## WHAT IS EXPECTED
Write out exactly, please, every line from the beginning of the entries to the line holding "const FS = 36;", and no pictures.

## THE INPUT
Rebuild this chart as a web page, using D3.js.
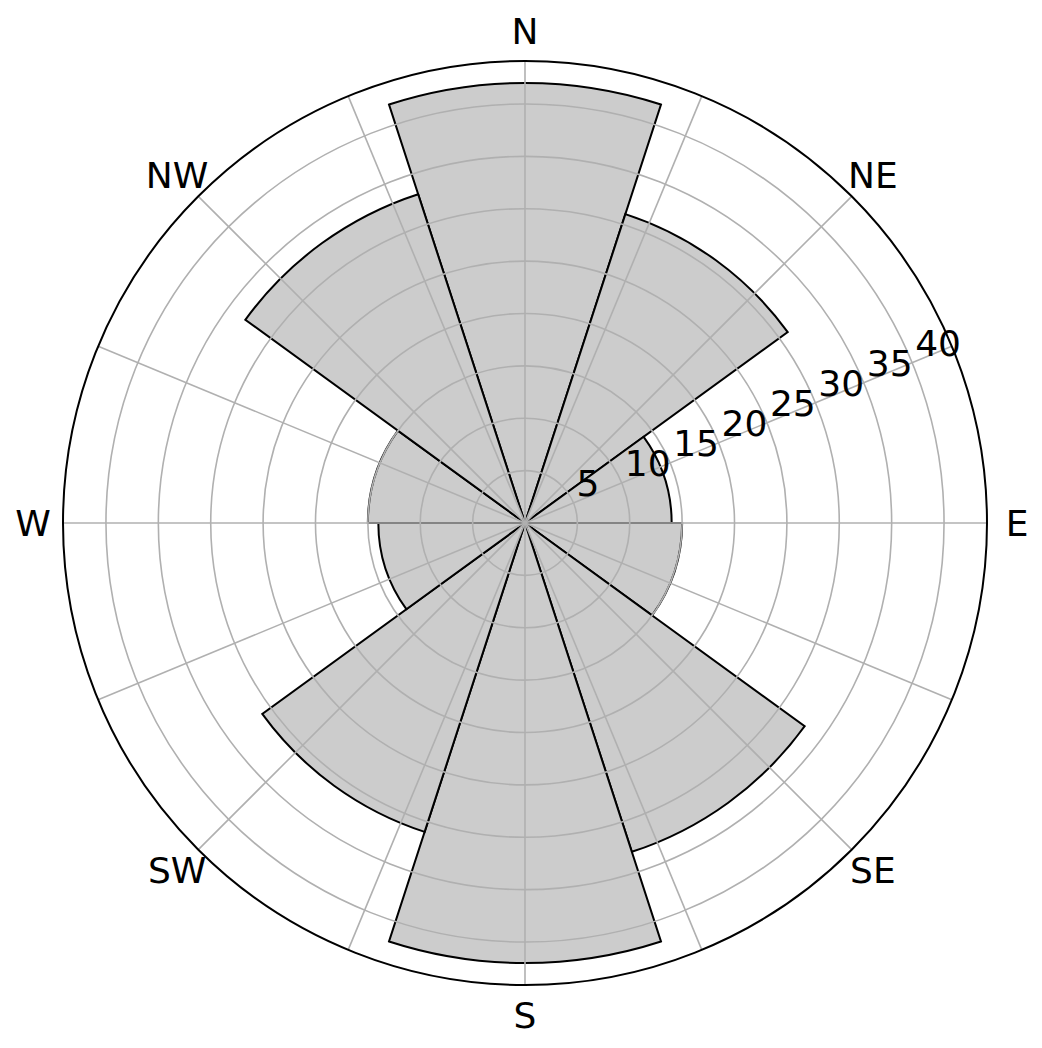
<!DOCTYPE html>
<html>
<head>
<meta charset="utf-8">
<script src="https://cdn.jsdelivr.net/npm/d3@7"></script>
<style>
  html, body { margin: 0; padding: 0; background: #ffffff; }
  svg { display: block; }
  text { font-family: "DejaVu Sans", sans-serif; fill: #000; }
</style>
</head>
<body>
<script>
// ---- data ----
const barAngles = [0, 36, 72, 108, 144, 180, 216, 252, 288, 324]; // bar centres, degrees clockwise from N
const barValues = [42, 31, 14, 15, 33, 42, 31, 14, 15, 33];
const compassLabels = ["N", "NE", "E", "SE", "S", "SW", "W", "NW"];
const compassAngles = [0, 45, 90, 135, 180, 225, 270, 315];
const gridAngles = [0, 22.5, 45, 67.5, 90, 112.5, 135, 157.5, 180, 202.5, 225, 247.5, 270, 292.5, 315, 337.5];
const radialTicks = [5, 10, 15, 20, 25, 30, 35, 40];
const rMax = 44.1;
const barWidthDeg = 36;
const rLabelAngleDeg = 67.5; // clockwise from N (22.5° above E)

// ---- layout ----
const W = 1042, H = 1048;
const cx = 525, cy = 523, R = 462;
const FS = 36;

const svg = d3.select("body").append("svg").attr("width", W).attr("height", H);
const g = svg.append("g").attr("transform", `translate(${cx},${cy})`);

const r = d3.scaleLinear().domain([0, rMax]).range([0, R]);
const rad = d => d * Math.PI / 180;

// bars
const arc = d3.arc()
  .innerRadius(0)
  .outerRadius(d => r(d.v))
  .startAngle(d => rad(d.a - barWidthDeg / 2))
  .endAngle(d => rad(d.a + barWidthDeg / 2));

const bars = barAngles.map((a, i) => ({ a, v: barValues[i] }));
g.selectAll("path.bar").data(bars).enter().append("path")
  .attr("class", "bar")
  .attr("d", arc)
  .attr("fill", "#cccccc")
  .attr("stroke", "#000")
  .attr("stroke-width", 2)
  .attr("stroke-linejoin", "miter");

// grid circles
g.selectAll("circle.grid").data(radialTicks).enter().append("circle")
  .attr("r", d => r(d))
  .attr("fill", "none")
  .attr("stroke", "#b0b0b0")
  .attr("stroke-width", 1.6);

// grid spokes
g.selectAll("line.spoke").data(gridAngles).enter().append("line")
  .attr("x1", 0).attr("y1", 0)
  .attr("x2", d => R * Math.sin(rad(d)))
  .attr("y2", d => -R * Math.cos(rad(d)))
  .attr("stroke", "#b0b0b0")
  .attr("stroke-width", 1.6);

// outer circle
g.append("circle").attr("r", R)
  .attr("fill", "none").attr("stroke", "#000").attr("stroke-width", 2);

// compass labels
const labR = R + 30;
g.selectAll("text.compass").data(compassLabels).enter().append("text")
  .attr("x", (d, i) => labR * Math.sin(rad(compassAngles[i])))
  .attr("y", (d, i) => -labR * Math.cos(rad(compassAngles[i])))
  .attr("text-anchor", "middle")
  .attr("dominant-baseline", "central")
  .style("font-size", FS + "px")
  .text(d => d);

// radial tick labels
g.selectAll("text.rtick").data(radialTicks).enter().append("text")
  .attr("x", d => r(d) * Math.sin(rad(rLabelAngleDeg)) + 3)
  .attr("y", d => -r(d) * Math.cos(rad(rLabelAngleDeg)) - 7)
  .attr("text-anchor", "start")
  .style("font-size", FS + "px")
  .text(d => d);
</script>
</body>
</html>
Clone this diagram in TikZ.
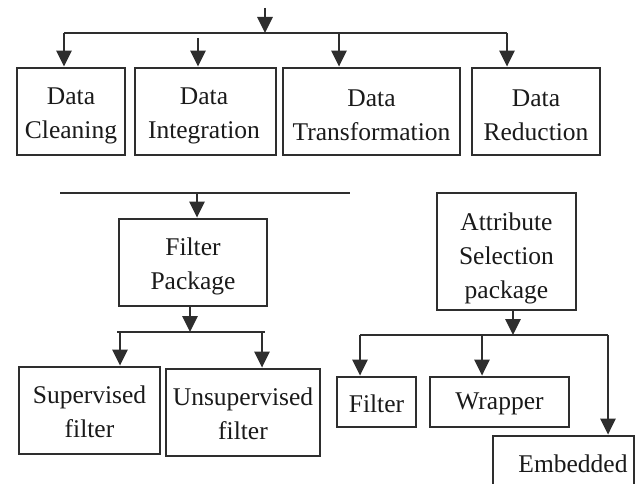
\documentclass[tikz,border=0pt]{standalone}
\usepackage{fontspec}
\setmainfont{Liberation Serif}
\usetikzlibrary{arrows.meta}
\definecolor{lnc}{HTML}{2E2E2E}
\definecolor{txc}{HTML}{1A1A1A}
\tikzset{
  frame/.style={draw=lnc, line width=2.7pt, inner sep=0pt},
  lbl/.style={inner sep=0pt, align=center, text=txc,
    font=\fontsize{25.5}{34}\selectfont},
  conn/.style={draw=lnc, line width=2.7pt},
  arr/.style={conn, -{Triangle[width=15pt,length=16pt]}}
}
\begin{document}
\begin{tikzpicture}[x=1pt,y=-1pt]
\useasboundingbox (0,0) rectangle (637,484);
\clip (0,0) rectangle (637,484);
\fill[white] (0,0) rectangle (637,484);
% top row boxes
\node[frame, minimum width=108pt, minimum height=87pt] (dc) at (71,111.5) {};
\node[lbl] (dct) at (71,115.5) {Data\\Cleaning};
\node[frame, minimum width=141pt, minimum height=87pt] (di) at (205.5,111.5) {};
\node[lbl] (dit) at (204,115.5) {Data\\Integration};
\node[frame, minimum width=177pt, minimum height=87pt] (dt) at (371.5,111.5) {};
\node[lbl] (dtt) at (371.5,115.5) {Data\\Transformation};
\node[frame, minimum width=128pt, minimum height=87pt] (dr) at (536,111.5) {};
\node[lbl] (drt) at (536,115.5) {Data\\Reduction};
% top connectors
\coordinate (top) at (265,8);
\coordinate (tb) at (265,33);
\coordinate (tl) at (64,33);
\coordinate (tr) at (507,33);
\coordinate (ti) at (198,38);
\coordinate (tt) at (339,33);
\draw[conn] (tl) -- (tr);
\draw[arr] (top) -- (tb);
\draw[arr] (tl) -- (tl |- dc.north);
\draw[arr] (ti) -- (ti |- di.north);
\draw[arr] (tt) -- (tt |- dt.north);
\draw[arr] (tr) -- (tr |- dr.north);
% filter package branch
\node[frame, minimum width=148pt, minimum height=87pt] (fp) at (193,262.5) {};
\node[lbl] (fpt) at (193,266.5) {Filter\\Package};
\node[frame, minimum width=141pt, minimum height=87pt] (sf) at (89.5,410.5) {};
\node[lbl] (sft) at (89.5,412) {Supervised\\filter};
\node[frame, minimum width=154pt, minimum height=87pt] (uf) at (243,412.5) {};
\node[lbl] (uft) at (243,413.5) {Unsupervised\\filter};
\coordinate (ml) at (60,193);
\coordinate (mr) at (350,193);
\coordinate (mf) at (197,193);
\draw[conn] (ml) -- (mr);
\draw[arr] (mf) -- (mf |- fp.north);
\coordinate (fs) at (190,306);
\coordinate (fb) at (190,332);
\coordinate (fl) at (117,332);
\coordinate (fr) at (265,332);
\coordinate (fsl) at (120,332);
\coordinate (fsr) at (262,332);
\draw[conn] (fl) -- (fr);
\draw[arr] (fs) -- (fb);
\draw[arr] (fsl) -- (fsl |- sf.north);
\draw[arr] (fsr) -- (fsr |- uf.north);
% attribute selection branch
\node[frame, minimum width=139pt, minimum height=117pt] (asp) at (506.5,251.5) {};
\node[lbl] (aspt) at (506.5,258) {Attribute\\Selection\\package};
\node[frame, minimum width=79pt, minimum height=50pt] (fi) at (376.5,402) {};
\node[lbl] (fit) at (376.5,404) {Filter};
\node[frame, minimum width=139pt, minimum height=50pt] (wr) at (499.5,402) {};
\node[lbl] (wrt) at (499.5,404) {Wrapper};
\node[frame, minimum width=141pt, minimum height=58pt] (em) at (563.5,465) {};
\node[lbl] (emt) at (573,464) {Embedded};
\coordinate (as) at (513,310);
\coordinate (ab) at (513,335);
\coordinate (al) at (360,335);
\coordinate (ar) at (608,335);
\coordinate (aw) at (482,335);
\draw[conn] (al) -- (ar);
\draw[arr] (as) -- (ab);
\draw[arr] (al) -- (al |- fi.north);
\draw[arr] (aw) -- (aw |- wr.north);
\draw[arr] (ar) -- (ar |- em.north);
\end{tikzpicture}
\end{document}
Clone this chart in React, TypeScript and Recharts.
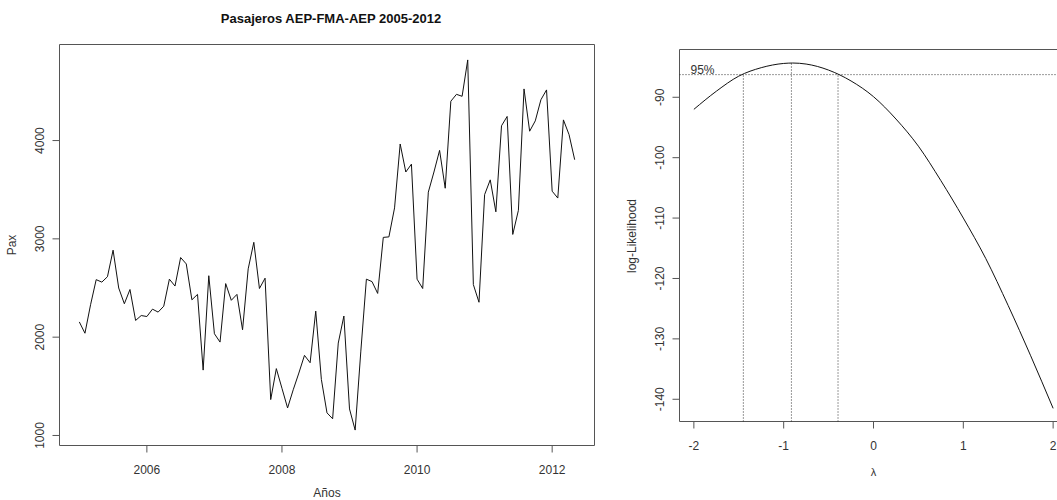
import React from 'react'
import {
  LineChart,
  Line,
  XAxis,
  YAxis,
  ReferenceArea,
  ReferenceLine
} from 'recharts'

// Monthly passengers AEP-FMA-AEP, Jan 2005 .. May 2012
const startYear = 2005
const pax = [
  2155, 2040, 2330, 2585, 2560, 2615, 2885, 2500, 2340, 2485, 2170, 2220,
  2210, 2285, 2255, 2315, 2590, 2520, 2810, 2745, 2380, 2435, 1665, 2625,
  2035, 1950, 2545, 2375, 2435, 2075, 2695, 2965, 2495, 2600, 1365, 1680,
  1480, 1280, 1465, 1635, 1815, 1740, 2265, 1570, 1230, 1170, 1940, 2215,
  1270, 1055, 1850, 2590, 2565, 2445, 3015, 3020, 3315, 3965, 3680, 3760,
  2590, 2495, 3475, 3680, 3900, 3515, 4400, 4470, 4450, 4820, 2535, 2355,
  3450, 3600, 3275, 4150, 4245, 3045, 3290, 4525, 4095, 4200, 4415, 4515,
  3485, 3415, 4210, 4060, 3805
]
const yearTicks = [2006, 2008, 2010, 2012]
const paxTicks = [1000, 2000, 3000, 4000]

// Box-Cox profile log-likelihood
const lambdas = [-2, -1.75, -1.5, -1.25, -1, -0.9, -0.75, -0.5, -0.25, 0, 0.25, 0.5, 0.75, 1, 1.25, 1.5, 1.75, 2]
const logLik = [-92.0, -89.0, -86.5, -85.1, -84.4, -84.33, -84.5, -85.5, -87.3, -89.9, -93.6, -98.1, -103.8, -110.0, -116.7, -124.5, -132.8, -141.5]
const lambdaTicks = [-2, -1, 0, 1, 2]
const logLikTicks = [-140, -130, -120, -110, -100, -90]
const ciLower = -1.449
const lambdaHat = -0.914
const ciUpper = -0.395
const logLikMax = -84.33
const cutoff95 = -86.25

const paxData = pax.map((v, i) => ({ t: startYear + i / 12, pax: v }))
const profileData = lambdas.map((l, i) => ({ lambda: l, ll: logLik[i] }))

// R-style 4% padded ranges
const paxX: [number, number] = [2004.7067, 2012.6267]
const paxY: [number, number] = [898, 4977]
const lamX: [number, number] = [-2.16, 2.16]
const lamY: [number, number] = [-143.68, -82.09]

const font = '"Liberation Sans", Arial, Helvetica, sans-serif'
const ink = '#333'
const frame = '#555'

const BottomTick = ({ x, y, payload }: any) => (
  <text x={x} y={y + 19} textAnchor="middle" fontSize={12} fontFamily={font} fill={ink}>
    {payload.value}
  </text>
)

const SideTick = ({ x, y, payload }: any) => (
  <text
    x={x - 6}
    y={y}
    transform={`rotate(-90 ${x - 6} ${y})`}
    textAnchor="middle"
    fontSize={12}
    fontFamily={font}
    fill={ink}
  >
    {payload.value}
  </text>
)

const Caption = ({ x, y, text, rotate = false, bold = false, size = 12 }: any) => (
  <div
    style={{
      position: 'absolute',
      left: x,
      top: y,
      transform: `translate(-50%, -50%)${rotate ? ' rotate(-90deg)' : ''}`,
      whiteSpace: 'nowrap',
      fontFamily: font,
      fontSize: size,
      fontWeight: bold ? 'bold' : 'normal',
      color: bold ? '#111' : ink,
      lineHeight: 1.15
    }}
  >
    {text}
  </div>
)

const App = () => {
  return (
    <div
      style={{
        position: 'fixed',
        left: 0,
        top: 0,
        width: 1057,
        height: 500,
        overflow: 'hidden',
        background: '#fff'
      }}
    >
      {/* time series panel */}
      <div style={{ position: 'absolute', left: 0, top: 0 }}>
        <LineChart
          width={620}
          height={500}
          data={paxData}
          margin={{ top: 44.5, right: 25.5, left: 0, bottom: 0 }}
        >
          <XAxis
            dataKey="t"
            type="number"
            domain={paxX}
            ticks={yearTicks}
            interval={0}
            allowDataOverflow
            axisLine={false}
            tickSize={7}
            tickLine={{ stroke: frame }}
            tick={<BottomTick />}
            height={54.5}
          />
          <YAxis
            type="number"
            domain={paxY}
            ticks={paxTicks}
            interval={0}
            allowDataOverflow
            axisLine={false}
            tickSize={7}
            tickLine={{ stroke: frame }}
            tick={<SideTick />}
            width={59.5}
          />
          <ReferenceArea
            x1={paxX[0]}
            x2={paxX[1]}
            y1={paxY[0]}
            y2={paxY[1]}
            fill="none"
            stroke={frame}
            strokeWidth={1}
          />
          <Line
            dataKey="pax"
            type="linear"
            stroke="#111"
            strokeWidth={1}
            dot={false}
            isAnimationActive={false}
          />
        </LineChart>
      </div>

      {/* Box-Cox panel */}
      <div style={{ position: 'absolute', left: 620, top: 0 }}>
        <LineChart
          width={470}
          height={500}
          data={profileData}
          margin={{ top: 49.5, right: 22.5, left: 0, bottom: 0 }}
        >
          <XAxis
            dataKey="lambda"
            type="number"
            domain={lamX}
            ticks={lambdaTicks}
            interval={0}
            allowDataOverflow
            axisLine={false}
            tickSize={7}
            tickLine={{ stroke: frame }}
            tick={<BottomTick />}
            height={78.5}
          />
          <YAxis
            type="number"
            domain={lamY}
            ticks={logLikTicks}
            interval={0}
            allowDataOverflow
            axisLine={false}
            tickSize={7}
            tickLine={{ stroke: frame }}
            tick={<SideTick />}
            width={59.5}
          />
          <ReferenceArea
            x1={lamX[0]}
            x2={lamX[1]}
            y1={lamY[0]}
            y2={lamY[1]}
            fill="none"
            stroke={frame}
            strokeWidth={1}
          />
          <ReferenceLine
            y={cutoff95}
            stroke="#333"
            strokeDasharray="1 2"
            label={{
              value: '95%',
              position: 'insideBottomLeft',
              offset: 1,
              dx: 10,
              fontSize: 12,
              fontFamily: font,
              fill: ink
            }}
          />
          <ReferenceLine
            segment={[{ x: ciLower, y: lamY[0] }, { x: ciLower, y: cutoff95 }]}
            stroke="#333"
            strokeDasharray="1 2"
          />
          <ReferenceLine
            segment={[{ x: lambdaHat, y: lamY[0] }, { x: lambdaHat, y: logLikMax }]}
            stroke="#333"
            strokeDasharray="1 2"
          />
          <ReferenceLine
            segment={[{ x: ciUpper, y: lamY[0] }, { x: ciUpper, y: cutoff95 }]}
            stroke="#333"
            strokeDasharray="1 2"
          />
          <Line
            dataKey="ll"
            type="monotone"
            stroke="#111"
            strokeWidth={1}
            dot={false}
            isAnimationActive={false}
          />
        </LineChart>
      </div>

      <Caption x={331} y={18.5} text="Pasajeros AEP-FMA-AEP 2005-2012" bold size={13} />
      <Caption x={327} y={494} text="Años" />
      <Caption x={13} y={245} text="Pax" rotate />
      <Caption x={633} y={235.5} text="log-Likelihood" rotate />
      <Caption x={873.5} y={472} text="λ" size={11} />
    </div>
  )
}

export default App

## CORRECT RESULT
Rebuild this chart as a web page, using D3.js.
<!DOCTYPE html>
<html>
<head>
<meta charset="utf-8">
<script src="https://cdn.jsdelivr.net/npm/d3@7"></script>
<style>
  html, body { margin: 0; padding: 0; background: #ffffff; }
  svg { display: block; }
  text { font-family: "DejaVu Sans", sans-serif; fill: #000; }
</style>
</head>
<body>
<script>
// ---- data ----
const barAngles = [0, 36, 72, 108, 144, 180, 216, 252, 288, 324]; // bar centres, degrees clockwise from N
const barValues = [42, 31, 14, 15, 33, 42, 31, 14, 15, 33];
const compassLabels = ["N", "NE", "E", "SE", "S", "SW", "W", "NW"];
const compassAngles = [0, 45, 90, 135, 180, 225, 270, 315];
const gridAngles = [0, 22.5, 45, 67.5, 90, 112.5, 135, 157.5, 180, 202.5, 225, 247.5, 270, 292.5, 315, 337.5];
const radialTicks = [5, 10, 15, 20, 25, 30, 35, 40];
const rMax = 44.1;
const barWidthDeg = 36;
const rLabelAngleDeg = 67.5; // clockwise from N (22.5° above E)

// ---- layout ----
const W = 1042, H = 1048;
const cx = 525, cy = 523, R = 462;
const FS = 36;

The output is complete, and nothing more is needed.